Createing a bridge network

I want to create a docker network with a bridge driver for my linux docker container, that runs on a windows host.
The idea is to create a subnet that has the same network range as my WSL network on the host IPv4 Address. : 172.31.16.1. The purpose is to be able to run a UDP client/server (where the server shall run on the linux container and the client on the host).

My setup:

  • Host: Windows 10 (WSL2)
  • ubuntu:latest container running on docker desktop

Steps i have takes sofare:

  • Created a network: docker network create --driver=bridge --subnet=172.31.16.1/24--ip-range=172.31.16.0/24 br0
  • Connect the network (br0) to my container: docker network connect br0 <container>

this creates a network on the container named eth0, however I am not able to ping from the host in to the container, but can ping my local host ip address from the container , i.e.:

  • can ping: Container → host_ip (192.168..)
  • can not ping: Container → host_wsl_ip
  • can not ping host-> container

am i missing out something ?

Don’t do that!

  1. If you create the same network inside WSL, you actually breake the network. Never overlap Docker network with your host network (WSL in this case)
  2. WSL network is not static. When you reboot Windows, WSL can (and probably will) get a new network in a different subnet and with different IP address.

I don’t know any way to make WSL network static, so I don’t think you could use MacVLAN either. WSL is not designed for that. I actually stopped using WSL2 for Docker when I updated Windows 10 to Windows 11, because the update forced me to delete VirtualBox which was responsible for creating a static network range that could be used by WSL, so WSL could not get the same or (overlapping) IP range as Docker. I could change Docker’s default configuration to use a different range, but I had Linux machines, so I didn’t do it.

On the other hand, I noticed that you use Docker Desktop for Windows, which somehow able to create a static subnet. I couldn’t figure out how. But that subnet is something like 192.168.65.0/24 by default not 172.31.16.0/24. Have I misunderstood you? Even if I have, I don’t think you could do what you want with WSL. At least not permanently

Hi thank you for your response.
The main reason I selected WSL network was due to my, perhaps naive thought, that the subsystem (linux) could communicate with the Linux container without any problem. I am probably wrong here. My aim here is to understand and learn how docker networks work, perhaps in building a network where I could have a communication link between the container and the windows host eg. a simple client-server over UDP. Perhaps stating by an ICMP (ping).

What I could read from google so far, is that I am not able to use the “host” option as the driver as it won’t work on windows or mac host…but only works for host linux systems.

So am I completely wrong in my understanding of the docker network here? or is there any solution?
thanks in advance

It would be an ideal case, and it is not entirely impossible, but you need to configure Docker to use another network, not the default. Docker uses subnets from 172.17.0.0 but WSL2 does the same.
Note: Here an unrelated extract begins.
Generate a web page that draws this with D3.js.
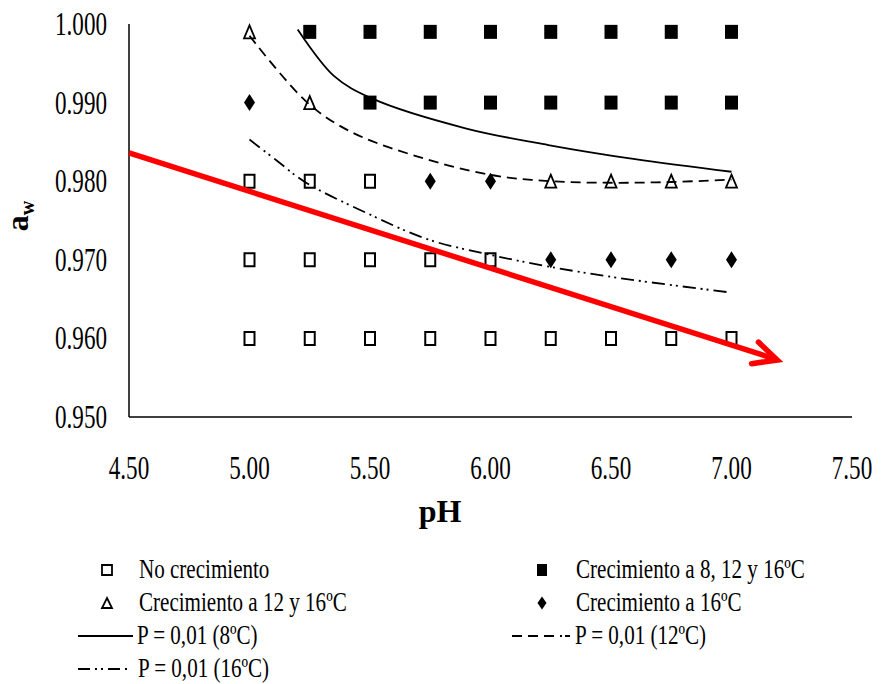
<!DOCTYPE html>
<html>
<head>
<meta charset="utf-8">
<script src="https://cdn.jsdelivr.net/npm/d3@7"></script>
<style>
  html, body { margin: 0; padding: 0; background: #fff; }
  svg { display: block; font-family: "Liberation Serif", "Times New Roman", serif; }
</style>
</head>
<body>
<div id="chart"></div>
<script>
// --- Data (pH, aw) ---
const xTicks = [4.5, 5.0, 5.5, 6.0, 6.5, 7.0, 7.5];
const yTicks = [0.95, 0.96, 0.97, 0.98, 0.99, 1.0];

const noGrowth = [
  [5.0, 0.98], [5.25, 0.98], [5.5, 0.98],
  [5.0, 0.97], [5.25, 0.97], [5.5, 0.97], [5.75, 0.97], [6.0, 0.97],
  [5.0, 0.96], [5.25, 0.96], [5.5, 0.96], [5.75, 0.96], [6.0, 0.96],
  [6.25, 0.96], [6.5, 0.96], [6.75, 0.96], [7.0, 0.96],
];
const growthAll = [
  [5.25, 0.999], [5.5, 0.999], [5.75, 0.999], [6.0, 0.999],
  [6.25, 0.999], [6.5, 0.999], [6.75, 0.999], [7.0, 0.999],
  [5.5, 0.99], [5.75, 0.99], [6.0, 0.99], [6.25, 0.99],
  [6.5, 0.99], [6.75, 0.99], [7.0, 0.99],
];
const growth12and16 = [
  [5.0, 0.999], [5.25, 0.99], [6.25, 0.98], [6.5, 0.98], [6.75, 0.98], [7.0, 0.98],
];
const growth16 = [
  [5.0, 0.99], [5.75, 0.98], [6.0, 0.98],
  [6.25, 0.97], [6.5, 0.97], [6.75, 0.97], [7.0, 0.97],
];

// P = 0.01 boundaries
const p8 = [
  [5.20, 0.9993], [5.35, 0.9934], [5.51, 0.9905], [5.90, 0.9867],
  [6.24, 0.9846], [6.60, 0.9828], [7.0, 0.9812],
];
const p12 = [
  [5.0, 0.9985], [5.24, 0.9900], [5.42, 0.9863], [5.68, 0.9833],
  [6.0, 0.9808], [6.25, 0.9800], [6.5, 0.9798], [6.75, 0.9799], [7.0, 0.9802],
];
const p16 = [
  [5.0, 0.9853], [5.11, 0.9827], [5.23, 0.9799], [5.49, 0.9759], [5.74, 0.9726],
  [5.99, 0.9707], [6.23, 0.9692], [6.53, 0.9677], [6.98, 0.9659],
];

// red trend arrow (start, tip)
const trendArrow = [[4.5, 0.9836], [7.19, 0.95725]];

// --- Layout ---
const width = 883, height = 684;
const x = d3.scaleLinear().domain([4.5, 7.5]).range([129, 852]);
const y = d3.scaleLinear().domain([0.95, 1.0]).range([417, 24]);

const svg = d3.select("#chart").append("svg")
  .attr("width", width).attr("height", height);

function squeeze(sel, k) {
  sel.each(function () {
    const w = this.getComputedTextLength();
    d3.select(this).attr("textLength", w * k).attr("lengthAdjust", "spacingAndGlyphs");
  });
}

// --- Axes (lines + labels, no ticks) ---
svg.append("line")
  .attr("x1", x(4.5)).attr("x2", x(4.5)).attr("y1", y(1.0)).attr("y2", y(0.95))
  .attr("stroke", "#000").attr("stroke-width", 1.5);
svg.append("line")
  .attr("x1", x(4.5)).attr("x2", x(7.5)).attr("y1", y(0.95)).attr("y2", y(0.95))
  .attr("stroke", "#000").attr("stroke-width", 1.5);

const yLab = svg.append("g").selectAll("text").data(yTicks).join("text")
  .attr("x", 107).attr("y", (d) => y(d) + 11)
  .attr("text-anchor", "end").attr("font-size", 33)
  .text((d) => d3.format(".3f")(d));
squeeze(yLab, 0.7);

const xLab = svg.append("g").selectAll("text").data(xTicks).join("text")
  .attr("x", (d) => x(d)).attr("y", 479)
  .attr("text-anchor", "middle").attr("font-size", 33)
  .text((d) => d3.format(".2f")(d));
squeeze(xLab, 0.7);

svg.append("text")
  .attr("x", 440).attr("y", 522).attr("text-anchor", "middle")
  .attr("font-size", 32).attr("font-weight", "bold")
  .text("pH");

const aw = svg.append("text")
  .attr("transform", "translate(28,216) rotate(-90)")
  .attr("text-anchor", "middle").attr("font-weight", "bold");
aw.append("tspan").attr("font-size", 32).text("a");
aw.append("tspan").attr("font-size", 20).attr("dy", 6).text("w");

// --- Curves ---
const line = d3.line()
  .x((d) => x(d[0])).y((d) => y(d[1]))
  .curve(d3.curveCatmullRom.alpha(0.5));

const curveStyles = [
  { data: p8, dash: null },
  { data: p12, dash: "10,6" },
  { data: p16, dash: "13,5,2,4,2,5" },
];
svg.append("g").selectAll("path").data(curveStyles).join("path")
  .attr("d", (d) => line(d.data))
  .attr("fill", "none").attr("stroke", "#000").attr("stroke-width", 1.8)
  .attr("stroke-dasharray", (d) => d.dash);

// --- Marker shapes ---
function rectPath(w, h) {
  return `M${-w / 2},${-h / 2}h${w}v${h}h${-w}Z`;
}
function triPath(w, h) {
  return `M0,${-h / 2}L${w / 2},${h / 2}L${-w / 2},${h / 2}Z`;
}
function diaPath(w, h) {
  return `M0,${-h / 2}L${w / 2},0L0,${h / 2}L${-w / 2},0Z`;
}

const markerSets = [
  { data: noGrowth, path: rectPath(10, 13), fill: "none", stroke: 2 },
  { data: growthAll, path: rectPath(13, 14), fill: "#000", stroke: 0 },
  { data: growth12and16, path: triPath(11, 13), fill: "none", stroke: 1.8 },
  { data: growth16, path: diaPath(11, 17), fill: "#000", stroke: 0 },
];
markerSets.forEach((m) => {
  svg.append("g").selectAll("path").data(m.data).join("path")
    .attr("transform", (d) => `translate(${x(d[0])},${y(d[1])})`)
    .attr("d", m.path)
    .attr("fill", m.fill)
    .attr("stroke", m.stroke ? "#000" : "none")
    .attr("stroke-width", m.stroke);
});

// --- Red arrow ---
const [a0, a1] = trendArrow.map((d) => [x(d[0]), y(d[1])]);
const ang = Math.atan2(a1[1] - a0[1], a1[0] - a0[0]);
const armLen = 26, armAng = 0.45;
const red = svg.append("g").attr("stroke", "#ff0000").attr("stroke-width", 5.5)
  .attr("stroke-linecap", "round").attr("fill", "none");
red.append("line").attr("x1", a0[0]).attr("y1", a0[1]).attr("x2", a1[0] - 2).attr("y2", a1[1] - 1)
  .attr("stroke-linecap", "butt");
red.append("path")
  .attr("stroke-linejoin", "miter")
  .attr("d", `M${a1[0] - armLen * Math.cos(ang - armAng)},${a1[1] - armLen * Math.sin(ang - armAng)}` +
    `L${a1[0]},${a1[1]}` +
    `L${a1[0] - armLen * Math.cos(ang + armAng)},${a1[1] - armLen * Math.sin(ang + armAng)}`);

// --- Legend ---
const legendItems = [
  { label: "No crecimiento", kind: "marker", path: rectPath(10, 10), fill: "none", mx: 107, tx: 139, ty: 578 },
  { label: "Crecimiento a 8, 12 y 16ºC", kind: "marker", path: rectPath(10, 12), fill: "#000", mx: 542, tx: 576, ty: 578 },
  { label: "Crecimiento a 12 y 16ºC", kind: "marker", path: triPath(10, 10), fill: "none", mx: 107, tx: 139, ty: 611 },
  { label: "Crecimiento a 16ºC", kind: "marker", path: diaPath(9, 13), fill: "#000", mx: 542, tx: 576, ty: 611 },
  { label: "P = 0,01 (8ºC)", kind: "line", dash: null, lx: [78, 133], tx: 137, ty: 644 },
  { label: "P = 0,01 (12ºC)", kind: "line", dash: "10,6,10,6,10,6,2,3", lx: [512, 570], tx: 575, ty: 644 },
  { label: "P = 0,01 (16ºC)", kind: "line", dash: "12,5,2,4,2,5", lx: [78, 131], tx: 138, ty: 677 },
];

const leg = svg.append("g");
legendItems.forEach((it) => {
  const my = it.ty - 8;
  if (it.kind === "marker") {
    leg.append("path")
      .attr("transform", `translate(${it.mx},${my})`)
      .attr("d", it.path).attr("fill", it.fill)
      .attr("stroke", it.fill === "none" ? "#000" : "none").attr("stroke-width", 1.8);
  } else {
    leg.append("line")
      .attr("x1", it.lx[0]).attr("x2", it.lx[1]).attr("y1", my).attr("y2", my)
      .attr("stroke", "#000").attr("stroke-width", 1.8)
      .attr("stroke-dasharray", it.dash);
  }
  const t = leg.append("text").attr("x", it.tx).attr("y", it.ty)
    .attr("font-size", 27).text(it.label);
  squeeze(t, 0.78);
});
</script>
</body>
</html>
I guess this is why Docker Desktop supports setting a static IP address in its own way. If I want to do it withuout the Desktop, I would have to do some research and configure it. I would afraid of loosing my config whenever I get a Windows upgrade, so WSL2 is not worth that much to me. It is a very good tool when you don’t want to or can’t run a virtual machine or use a physical machine, but you cannot do everything so easily as you could do with a “real” virtual machine where you are in total control.

If you are really using Docker Desktop as the category of this topic indicates, that is an other useful tool for certain people and for certain tasks. Not for everything and not for everyone. It makes easier to use your NVIDIA GPU, gives you a way to start a dev environment based on containers and also helps you to switch between Linux containers and Windows containers, or run a small single-node Kubernetes “cluster”. You can also browse your images and containers but this is what I don’t consider as useful as the other features, because I prefer to use the terminal.

On the other hand, you get an other layer on top of WSL, so you have more restrictions, but you can use the docker client on your windows host. It would be possible without Docker Desktop, if you know how to configure Docker on the server and the client on the host to do it.

This is not completely true. You CAN use the --net host option, but since Docker runs inside a virtual / WSL2 machine, host would mean the virtual machine and not your Windows or Mac host. This option is still useful when you want to debug the network inside the host. For example if you want to know what interfaces are available in the VM. So the reason you can’t use --net host the usual way is not the fact that you have a Windows or Mac host, but the virtualization, which is required for Linux containers on these platforms. If you run a virtual machine on Linux to run Docker daemon inside that and use Docker client on your Linux host, that would work the same way.